## Begin
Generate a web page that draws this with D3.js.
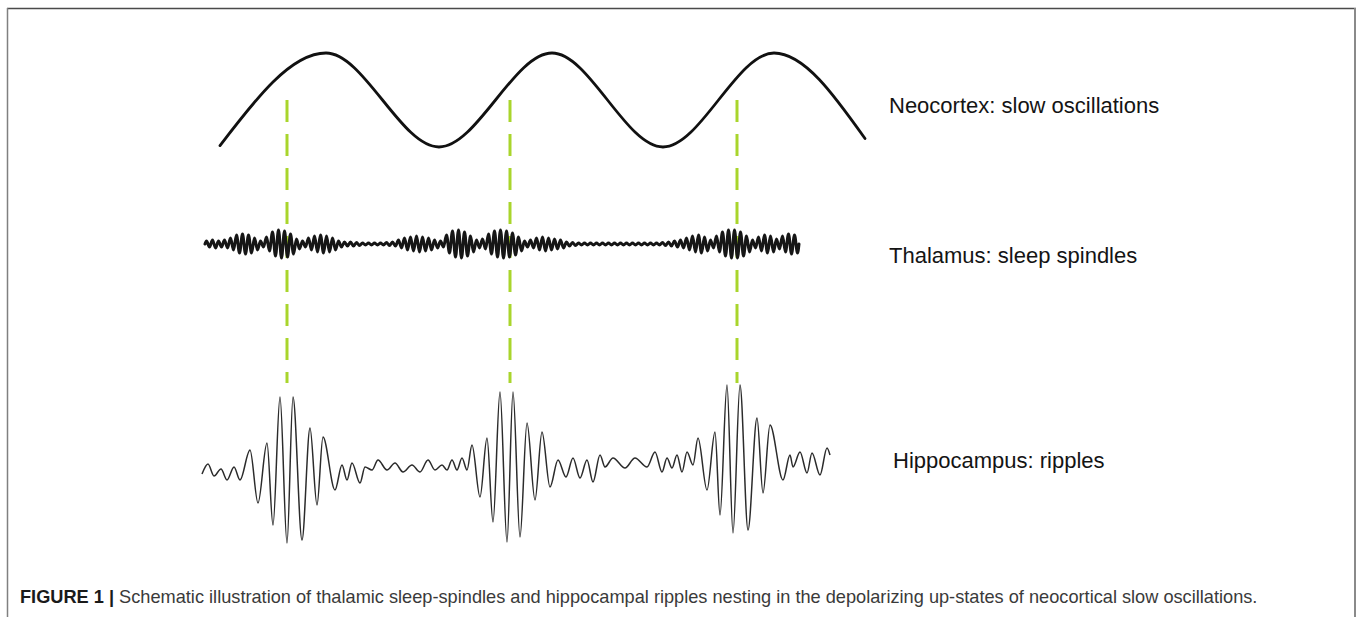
<!DOCTYPE html>
<html><head><meta charset="utf-8">
<script src="https://cdn.jsdelivr.net/npm/d3@7"></script>
<style>
html,body{margin:0;padding:0;background:#fff;}
svg{display:block;}
</style></head>
<body>
<svg id="chart" width="1358" height="617"></svg>
<script>
// ---------------- data ----------------
const traceLabels = ["Neocortex: slow oscillations", "Thalamus: sleep spindles", "Hippocampus: ripples"];
const captionBold = "FIGURE 1 |";
const captionText = " Schematic illustration of thalamic sleep-spindles and hippocampal ripples nesting in the depolarizing up-states of neocortical slow oscillations.";

// slow oscillation extrema: time (ms) and normalized amplitude
const soTime  = [100, 630, 1195, 1760, 2315, 2870, 3325];
const soValue = [-0.97, 1, -1, 1, -1, 1, -0.82];

// thalamic spindles: start time (ms), cycle length (ms), amplitude per cycle
const spindleStart = 25;
const spindlePeriod = 30;
const spindleAmp = [3,4,3,4,6,9,10,9,6,3, 7,12,14,13,10,5,3,6,8,9,
  8,6,3,2,2,1.5,1,1,1,1, 1.5,2,4,6,7,8,7,6,4,3,
  9,13,14,12,8,4,5,10,13,14, 13,11,7,3,4,6,7,6,5,4,
  2,1.5,1,1,1,1,1,1,1,1, 1,1,1,1,1,1,1.5,2,3,4,
  6,8,9,7,4,8,12,14,14,12, 8,4,7,9,8,5,8,10,9];

// hippocampal ripples: extrema time (ms) and amplitude
const rippleTime = [10,40,70,105,135,170,200,250,290,335, 365,400,435,465,510,550,585,615,675,710,
  735,760,800,825,860,890,935,975,1015,1060, 1100,1140,1175,1210,1235,1260,1285,1310,1335,1360,
  1400,1435,1465,1500,1535,1565,1600,1635,1675,1710, 1750,1790,1830,1865,1900,1935,1965,2000,2025,2065,
  2125,2175,2235,2275,2310,2335,2360,2385,2410,2435, 2465,2490,2535,2575,2600,2635,2665,2700,2740,2785,
  2815,2850,2915,2950,2965,3000,3035,3060,3100,3135, 3150];
const rippleValue = [-6,4,-8,-1,-12,1,-12,18,-35,25, -57,71,-75,71,-72,40,-37,31,-22,3,
  -12,5,-15,1,-2,8,-2,5,-4,3, -4,8,-2,3,-2,8,-2,10,-2,23,
  -29,30,-54,76,-74,76,-69,45,-32,36, -19,8,-9,10,-10,8,-14,13,1,10,
  0,10,1,16,-4,10,0,13,-4,16, 3,30,-22,36,-47,83,-65,83,-62,50,
  -25,43,-12,13,1,16,-5,15,-7,20, 13];

// up-state markers (ms)
const upStateTime = [435, 1550, 2685];

// ---------------- drawing ----------------
const svg = d3.select("#chart");
const W = 1358, H = 617;

// figure frame
const frame = svg.append("g");
frame.append("line").attr("x1", 7).attr("x2", 1356).attr("y1", 8.5).attr("y2", 8.5)
  .attr("stroke", "#4a4a4a").attr("stroke-width", 1.5);
frame.append("line").attr("x1", 7.5).attr("x2", 7.5).attr("y1", 8).attr("y2", H)
  .attr("stroke", "#808080").attr("stroke-width", 1.5);
frame.append("line").attr("x1", 1355).attr("x2", 1355).attr("y1", 8).attr("y2", H)
  .attr("stroke", "#8a8a8a").attr("stroke-width", 2);

const x = d3.scaleLinear().domain([0, 3300]).range([200, 860]);
const ySO = d3.scaleLinear().domain([-1, 1]).range([147, 53]);
const ySp = d3.scaleLinear().domain([-20, 20]).range([264, 224]);
const yRp = d3.scaleLinear().domain([-100, 100]).range([568, 368]);

// green dashed markers
svg.append("g").selectAll("line").data(upStateTime).join("line")
  .attr("x1", d => x(d)).attr("x2", d => x(d))
  .attr("y1", 100).attr("y2", 383)
  .attr("stroke", "#a9d52c").attr("stroke-width", 3)
  .attr("stroke-dasharray", "22,12");

// slow oscillation
const soPts = soTime.map((t, i) => [t, soValue[i]]);
svg.append("path")
  .attr("d", d3.line().x(d => x(d[0])).y(d => ySO(d[1])).curve(d3.curveMonotoneX)(soPts))
  .attr("fill", "none").attr("stroke", "#111").attr("stroke-width", 2.8)
  .attr("stroke-linecap", "round");

// spindles
const spPts = [[spindleStart, 0]];
spindleAmp.forEach((a, i) => {
  const t0 = spindleStart + i * spindlePeriod;
  spPts.push([t0 + spindlePeriod * 0.25, a]);
  spPts.push([t0 + spindlePeriod * 0.75, -a]);
});
spPts.push([spindleStart + spindleAmp.length * spindlePeriod, 0]);
svg.append("path")
  .attr("d", d3.line().x(d => x(d[0])).y(d => ySp(d[1])).curve(d3.curveMonotoneX)(spPts))
  .attr("fill", "none").attr("stroke", "#161616").attr("stroke-width", 3)
  .attr("stroke-linejoin", "round").attr("stroke-linecap", "round");

// ripples
const rpPts = rippleTime.map((t, i) => [t, rippleValue[i]]);
svg.append("path")
  .attr("d", d3.line().x(d => x(d[0])).y(d => yRp(d[1])).curve(d3.curveMonotoneX)(rpPts))
  .attr("fill", "none").attr("stroke", "#2b2b2b").attr("stroke-width", 1.5)
  .attr("stroke-linejoin", "round");

// labels
const labelPos = [[889, 113], [889, 263], [893, 468]];
svg.append("g").selectAll("text").data(traceLabels).join("text")
  .attr("x", (d, i) => labelPos[i][0]).attr("y", (d, i) => labelPos[i][1])
  .attr("font-family", "'Liberation Sans', Arial, sans-serif")
  .attr("font-size", 22).attr("fill", "#141414")
  .text(d => d);

// caption
const cap = svg.append("text").attr("x", 20).attr("y", 603)
  .attr("font-family", "'Liberation Sans', Arial, sans-serif")
  .attr("font-size", 18.2).attr("fill", "#3a3a3a");
cap.append("tspan").attr("font-weight", "bold").attr("fill", "#1a1a1a").text(captionBold);
cap.append("tspan").text(captionText);
</script>
</body></html>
## End
*GOAL*.
Repeat the material above word for word and skip every image in it.

*OUTPUT FOR THIS TASK*.
Generate a web page that draws this with D3.js.
<!DOCTYPE html>
<html><head><meta charset="utf-8">
<script src="https://cdn.jsdelivr.net/npm/d3@7"></script>
<style>
html,body{margin:0;padding:0;background:#fff;}
svg{display:block;}
</style></head>
<body>
<svg id="chart" width="1358" height="617"></svg>
<script>
// ---------------- data ----------------
const traceLabels = ["Neocortex: slow oscillations", "Thalamus: sleep spindles", "Hippocampus: ripples"];
const captionBold = "FIGURE 1 |";
const captionText = " Schematic illustration of thalamic sleep-spindles and hippocampal ripples nesting in the depolarizing up-states of neocortical slow oscillations.";

// slow oscillation extrema: time (ms) and normalized amplitude
const soTime  = [100, 630, 1195, 1760, 2315, 2870, 3325];
const soValue = [-0.97, 1, -1, 1, -1, 1, -0.82];

// thalamic spindles: start time (ms), cycle length (ms), amplitude per cycle
const spindleStart = 25;
const spindlePeriod = 30;
const spindleAmp = [3,4,3,4,6,9,10,9,6,3, 7,12,14,13,10,5,3,6,8,9,
  8,6,3,2,2,1.5,1,1,1,1, 1.5,2,4,6,7,8,7,6,4,3,
  9,13,14,12,8,4,5,10,13,14, 13,11,7,3,4,6,7,6,5,4,
  2,1.5,1,1,1,1,1,1,1,1, 1,1,1,1,1,1,1.5,2,3,4,
  6,8,9,7,4,8,12,14,14,12, 8,4,7,9,8,5,8,10,9];

// hippocampal ripples: extrema time (ms) and amplitude
const rippleTime = [10,40,70,105,135,170,200,250,290,335, 365,400,435,465,510,550,585,615,675,710,
  735,760,800,825,860,890,935,975,1015,1060, 1100,1140,1175,1210,1235,1260,1285,1310,1335,1360,
  1400,1435,1465,1500,1535,1565,1600,1635,1675,1710, 1750,1790,1830,1865,1900,1935,1965,2000,2025,2065,
  2125,2175,2235,2275,2310,2335,2360,2385,2410,2435, 2465,2490,2535,2575,2600,2635,2665,2700,2740,2785,
  2815,2850,2915,2950,2965,3000,3035,3060,3100,3135, 3150];
const rippleValue = [-6,4,-8,-1,-12,1,-12,18,-35,25, -57,71,-75,71,-72,40,-37,31,-22,3,
  -12,5,-15,1,-2,8,-2,5,-4,3, -4,8,-2,3,-2,8,-2,10,-2,23,
  -29,30,-54,76,-74,76,-69,45,-32,36, -19,8,-9,10,-10,8,-14,13,1,10,
  0,10,1,16,-4,10,0,13,-4,16, 3,30,-22,36,-47,83,-65,83,-62,50,
  -25,43,-12,13,1,16,-5,15,-7,20, 13];

// up-state markers (ms)
const upStateTime = [435, 1550, 2685];

// ---------------- drawing ----------------
const svg = d3.select("#chart");
const W = 1358, H = 617;

// figure frame
const frame = svg.append("g");
frame.append("line").attr("x1", 7).attr("x2", 1356).attr("y1", 8.5).attr("y2", 8.5)
  .attr("stroke", "#4a4a4a").attr("stroke-width", 1.5);
frame.append("line").attr("x1", 7.5).attr("x2", 7.5).attr("y1", 8).attr("y2", H)
  .attr("stroke", "#808080").attr("stroke-width", 1.5);
frame.append("line").attr("x1", 1355).attr("x2", 1355).attr("y1", 8).attr("y2", H)
  .attr("stroke", "#8a8a8a").attr("stroke-width", 2);

const x = d3.scaleLinear().domain([0, 3300]).range([200, 860]);
const ySO = d3.scaleLinear().domain([-1, 1]).range([147, 53]);
const ySp = d3.scaleLinear().domain([-20, 20]).range([264, 224]);
const yRp = d3.scaleLinear().domain([-100, 100]).range([568, 368]);

// green dashed markers
svg.append("g").selectAll("line").data(upStateTime).join("line")
  .attr("x1", d => x(d)).attr("x2", d => x(d))
  .attr("y1", 100).attr("y2", 383)
  .attr("stroke", "#a9d52c").attr("stroke-width", 3)
  .attr("stroke-dasharray", "22,12");

// slow oscillation
const soPts = soTime.map((t, i) => [t, soValue[i]]);
svg.append("path")
  .attr("d", d3.line().x(d => x(d[0])).y(d => ySO(d[1])).curve(d3.curveMonotoneX)(soPts))
  .attr("fill", "none").attr("stroke", "#111").attr("stroke-width", 2.8)
  .attr("stroke-linecap", "round");

// spindles
const spPts = [[spindleStart, 0]];
spindleAmp.forEach((a, i) => {
  const t0 = spindleStart + i * spindlePeriod;
  spPts.push([t0 + spindlePeriod * 0.25, a]);
  spPts.push([t0 + spindlePeriod * 0.75, -a]);
});
spPts.push([spindleStart + spindleAmp.length * spindlePeriod, 0]);
svg.append("path")
  .attr("d", d3.line().x(d => x(d[0])).y(d => ySp(d[1])).curve(d3.curveMonotoneX)(spPts))
  .attr("fill", "none").attr("stroke", "#161616").attr("stroke-width", 3)
  .attr("stroke-linejoin", "round").attr("stroke-linecap", "round");

// ripples
const rpPts = rippleTime.map((t, i) => [t, rippleValue[i]]);
svg.append("path")
  .attr("d", d3.line().x(d => x(d[0])).y(d => yRp(d[1])).curve(d3.curveMonotoneX)(rpPts))
  .attr("fill", "none").attr("stroke", "#2b2b2b").attr("stroke-width", 1.5)
  .attr("stroke-linejoin", "round");

// labels
const labelPos = [[889, 113], [889, 263], [893, 468]];
svg.append("g").selectAll("text").data(traceLabels).join("text")
  .attr("x", (d, i) => labelPos[i][0]).attr("y", (d, i) => labelPos[i][1])
  .attr("font-family", "'Liberation Sans', Arial, sans-serif")
  .attr("font-size", 22).attr("fill", "#141414")
  .text(d => d);

// caption
const cap = svg.append("text").attr("x", 20).attr("y", 603)
  .attr("font-family", "'Liberation Sans', Arial, sans-serif")
  .attr("font-size", 18.2).attr("fill", "#3a3a3a");
cap.append("tspan").attr("font-weight", "bold").attr("fill", "#1a1a1a").text(captionBold);
cap.append("tspan").text(captionText);
</script>
</body></html>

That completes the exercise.